Prime Minister Matteo Renzi is handing in his resignation letter on Monday after losing a referendum to reform the constitution. Investors will be looking for signs of an early election but their attention is now on remarks by President Mario Draghi of the European Central Bank this Thursday, Andy Chaytor, head of European interest rates at Nomura, said over the phone.
Italian banks led the losses during Monday's early session, but most of their shares have returned to positive territory.
However, Unicredit, which saw its shares falling as much as 6 percent on Monday morning, is the worst performer among European banks. The Italian bank announced it is working on a deal with France's Amundi to sell its asset management arm for 3 billion euros ($3.19 billion).

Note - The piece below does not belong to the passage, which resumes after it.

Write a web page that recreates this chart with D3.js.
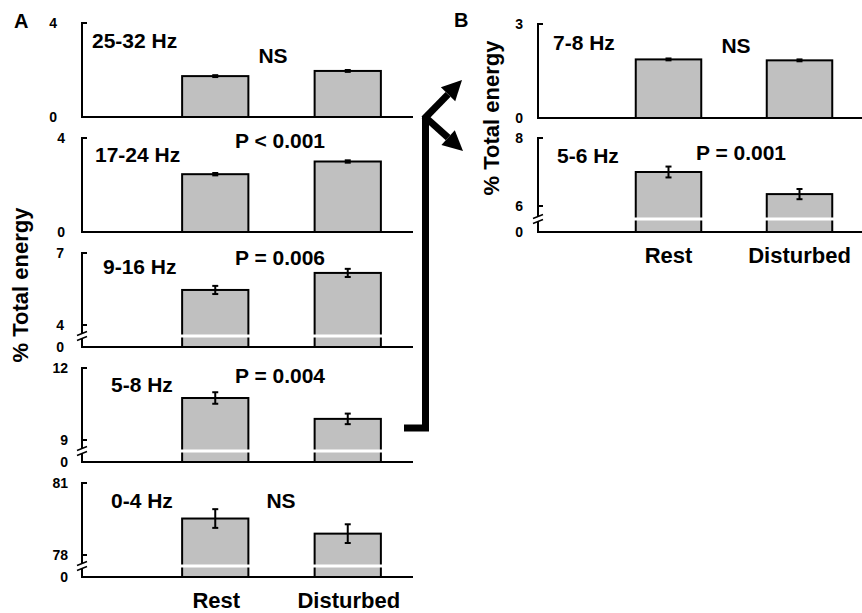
<!DOCTYPE html>
<html>
<head>
<meta charset="utf-8">
<script src="https://cdn.jsdelivr.net/npm/d3@7"></script>
<style>
  body { margin: 0; background: #fff; }
  text { font-family: "Liberation Sans", Arial, sans-serif; font-weight: bold; fill: #000; }
</style>
</head>
<body>
<div id="chart"></div>
<script>
// Data
const groups = ["Rest", "Disturbed"];

// Panel A
const bandsA = ["25-32 Hz", "17-24 Hz", "9-16 Hz", "5-8 Hz", "0-4 Hz"];
const restMeanA = [1.74, 2.46, 5.46, 10.75, 79.52];
const restErrA = [0.04, 0.05, 0.17, 0.24, 0.39];
const distMeanA = [1.96, 3.0, 6.17, 9.88, 78.89];
const distErrA = [0.04, 0.05, 0.17, 0.22, 0.39];
const statsA = ["NS", "P < 0.001", "P = 0.006", "P = 0.004", "NS"];
const yMaxA = [4, 4, 7, 12, 81];
const yLowA = [null, null, 4, 9, 78]; // first tick above the axis break

// Panel B
const bandsB = ["7-8 Hz", "5-6 Hz"];
const restMeanB = [1.87, 7.0];
const restErrB = [0.03, 0.16];
const distMeanB = [1.84, 6.35];
const distErrB = [0.03, 0.15];
const statsB = ["NS", "P = 0.001"];
const yMaxB = [3, 8];
const yLowB = [null, 6];

const width = 862, height = 613;
const svg = d3.select("#chart").append("svg")
  .attr("width", width)
  .attr("height", height);

// layout of each small panel
const layoutA = [
  { base: 117, tickX: 57, bandX: 92, bandDy: 69, statX: 273, statDy: 54 },
  { base: 232, tickX: 65, bandX: 95, bandDy: 70, statX: 280, statDy: 84 },
  { base: 347, tickX: 64, bandX: 103, bandDy: 73, statX: 280, statDy: 82 },
  { base: 462, tickX: 68, bandX: 111, bandDy: 70, statX: 280, statDy: 79 },
  { base: 577, tickX: 68, bandX: 111, bandDy: 69, statX: 281, statDy: 69 }
];
const layoutB = [
  { base: 118, tickX: 523, bandX: 553, bandDy: 68, statX: 736, statDy: 65 },
  { base: 232, tickX: 523, bandX: 557, bandDy: 69, statX: 741, statDy: 72 }
];

function drawPanel(p, lay, frame) {
  const g = svg.append("g");
  const base = lay.base;
  const topY = base - 94;
  const hasBreak = p.low !== null;
  const lowY = base - frame.lowGap;
  const breakY = base - frame.lowGap / 2;

  const y = hasBreak
    ? d3.scaleLinear().domain([p.low, p.max]).range([lowY, topY])
    : d3.scaleLinear().domain([0, p.max]).range([base, topY]);

  const x = d3.scaleBand()
    .domain(groups)
    .range(frame.xRange)
    .paddingInner(0.5)
    .paddingOuter(0.25);

  const vals = [
    { g: "Rest", v: p.rest, e: p.restErr },
    { g: "Disturbed", v: p.dist, e: p.distErr }
  ];

  // bars
  g.selectAll("rect.bar")
    .data(vals)
    .join("rect")
    .attr("class", "bar")
    .attr("x", d => x(d.g))
    .attr("y", d => y(d.v))
    .attr("width", x.bandwidth())
    .attr("height", d => base - y(d.v))
    .attr("fill", "#c0c0c0")
    .attr("stroke", "#000")
    .attr("stroke-width", 2);

  // white break across bars
  if (hasBreak) {
    g.selectAll("rect.gap")
      .data(vals)
      .join("rect")
      .attr("x", d => x(d.g) - 2)
      .attr("y", breakY - 1.5)
      .attr("width", x.bandwidth() + 4)
      .attr("height", 3)
      .attr("fill", "#fff");
  }

  // error bars
  const eb = g.selectAll("g.err")
    .data(vals)
    .join("g")
    .attr("stroke", "#000")
    .attr("stroke-width", 2);
  eb.append("line")
    .attr("x1", d => x(d.g) + x.bandwidth() / 2)
    .attr("x2", d => x(d.g) + x.bandwidth() / 2)
    .attr("y1", d => y(d.v - d.e))
    .attr("y2", d => y(d.v + d.e));
  [1, -1].forEach(s => {
    eb.append("line")
      .attr("x1", d => x(d.g) + x.bandwidth() / 2 - 3)
      .attr("x2", d => x(d.g) + x.bandwidth() / 2 + 3)
      .attr("y1", d => y(d.v + s * d.e))
      .attr("y2", d => y(d.v + s * d.e));
  });

  // y axis
  const ax = frame.axisX;
  const axis = g.append("g").attr("stroke", "#000").attr("stroke-width", 2).attr("fill", "none");
  if (hasBreak) {
    axis.append("path").attr("d", `M${ax + 5},${topY}H${ax}V${breakY - 3}`);
    axis.append("path").attr("d", `M${ax},${breakY + 3}V${base}`);
    axis.append("line").attr("x1", ax).attr("x2", ax + 5).attr("y1", lowY).attr("y2", lowY);
    [-2.5, 2.5].forEach(o => {
      axis.append("line")
        .attr("x1", ax - 5).attr("y1", breakY + o + 2)
        .attr("x2", ax + 5).attr("y2", breakY + o - 2)
        .attr("stroke-width", 1.5);
    });
  } else {
    axis.append("path").attr("d", `M${ax + 5},${topY}H${ax}V${base}`);
  }
  // x axis line
  axis.append("line")
    .attr("x1", ax - 1).attr("x2", frame.axisEnd)
    .attr("y1", base).attr("y2", base);

  // tick labels
  const ticks = [{ t: p.max, y: topY }, { t: 0, y: base }];
  if (hasBreak) ticks.push({ t: p.low, y: lowY });
  g.selectAll("text.tick")
    .data(ticks)
    .join("text")
    .attr("x", lay.tickX)
    .attr("y", d => d.y)
    .attr("dy", "0.36em")
    .attr("text-anchor", "end")
    .style("font-size", "14px")
    .text(d => d.t);

  // band & stats labels
  g.append("text")
    .attr("x", lay.bandX)
    .attr("y", base - lay.bandDy)
    .style("font-size", "21px")
    .text(p.band);
  g.append("text")
    .attr("x", lay.statX)
    .attr("y", base - lay.statDy)
    .attr("text-anchor", "middle")
    .style("font-size", "21px")
    .text(p.stat);

  return x;
}

const frameA = { axisX: 82, axisEnd: 413, xRange: [149, 414], lowGap: 22 };
const frameB = { axisX: 538, axisEnd: 862, xRange: [603, 865], lowGap: 26 };

let xA, xB;
bandsA.forEach((b, i) => {
  xA = drawPanel({
    band: b, stat: statsA[i], max: yMaxA[i], low: yLowA[i],
    rest: restMeanA[i], restErr: restErrA[i], dist: distMeanA[i], distErr: distErrA[i]
  }, layoutA[i], frameA);
});
bandsB.forEach((b, i) => {
  xB = drawPanel({
    band: b, stat: statsB[i], max: yMaxB[i], low: yLowB[i],
    rest: restMeanB[i], restErr: restErrB[i], dist: distMeanB[i], distErr: distErrB[i]
  }, layoutB[i], frameB);
});

// group labels
svg.selectAll("text.grpA")
  .data(groups)
  .join("text")
  .attr("x", d => xA(d) + xA.bandwidth() / 2 + 1)
  .attr("y", 608)
  .attr("text-anchor", "middle")
  .style("font-size", "22px")
  .text(d => d);
svg.selectAll("text.grpB")
  .data(groups)
  .join("text")
  .attr("x", d => xB(d) + xB.bandwidth() / 2)
  .attr("y", 263)
  .attr("text-anchor", "middle")
  .style("font-size", "22px")
  .text(d => d);

// axis titles
svg.append("text")
  .attr("transform", "translate(28,285) rotate(-90)")
  .attr("text-anchor", "middle")
  .style("font-size", "22px")
  .text("% Total energy");
svg.append("text")
  .attr("transform", "translate(499,118) rotate(-90)")
  .attr("text-anchor", "middle")
  .style("font-size", "22px")
  .text("% Total energy");

// panel letters
svg.append("text").attr("x", 14).attr("y", 28).style("font-size", "20px").text("A");
svg.append("text").attr("x", 454).attr("y", 27).style("font-size", "20px").text("B");

// connecting arrow from 5-8 Hz to panel B
const arrow = svg.append("g");
arrow.append("path")
  .attr("d", "M404,428H425.5V116")
  .attr("fill", "none")
  .attr("stroke", "#000")
  .attr("stroke-width", 7)
  .attr("stroke-linejoin", "miter");

function arrowHead(x0, y0, x1, y1) {
  const a = Math.atan2(y1 - y0, x1 - x0);
  const len = 20, half = 10;
  const bx = x1 - len * Math.cos(a), by = y1 - len * Math.sin(a);
  arrow.append("line")
    .attr("x1", x0).attr("y1", y0).attr("x2", bx).attr("y2", by)
    .attr("stroke", "#000").attr("stroke-width", 7);
  arrow.append("path")
    .attr("d", `M${x1},${y1}L${bx + half * Math.sin(a)},${by - half * Math.cos(a)}L${bx - half * Math.sin(a)},${by + half * Math.cos(a)}Z`)
    .attr("fill", "#000");
}
arrowHead(424, 119, 462, 80);
arrowHead(424, 116, 463, 151);
</script>
</body>
</html>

"Unicredit was down initially for two reasons, firstly because it's an Italian bank and that was the default move early on. Secondly we are awaiting an announcement of the company's strategic plan that is due on Dec. 13. The Amundi move is seen as part of this overall plan and could indicate that we are looking towards a restructuring and cost cutting plan," James Hughes, chief market analyst at the online broker GKFX, told CNBC via email.

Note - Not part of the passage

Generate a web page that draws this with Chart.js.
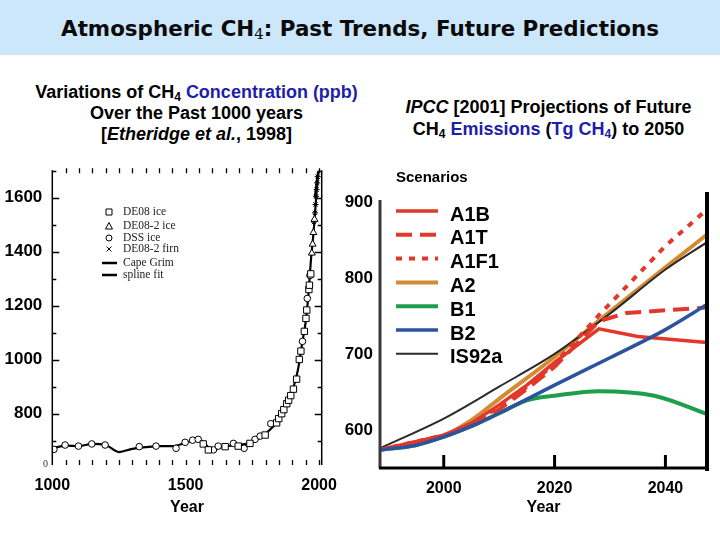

Shares of Banca Pop Milano, Banco Popolare and Intensa Sanpaolo were also trading in the red.
The troubled Monte dei Paschi di Siena has wiped out some earlier losses as investors seem less concerned that the outcome of the No vote will prevent the bank's recapitalization to proceed. There have been market fears that political instability in Italy could affect plans to make the Italian banking system more solid, creating risks for the wider euro zone.
"I think the feeling with BMPS is that aid is still coming despite what has happened here. It looks more likely every day that they will need it and I think the NO vote hasn't changed that feeling," Hughes added.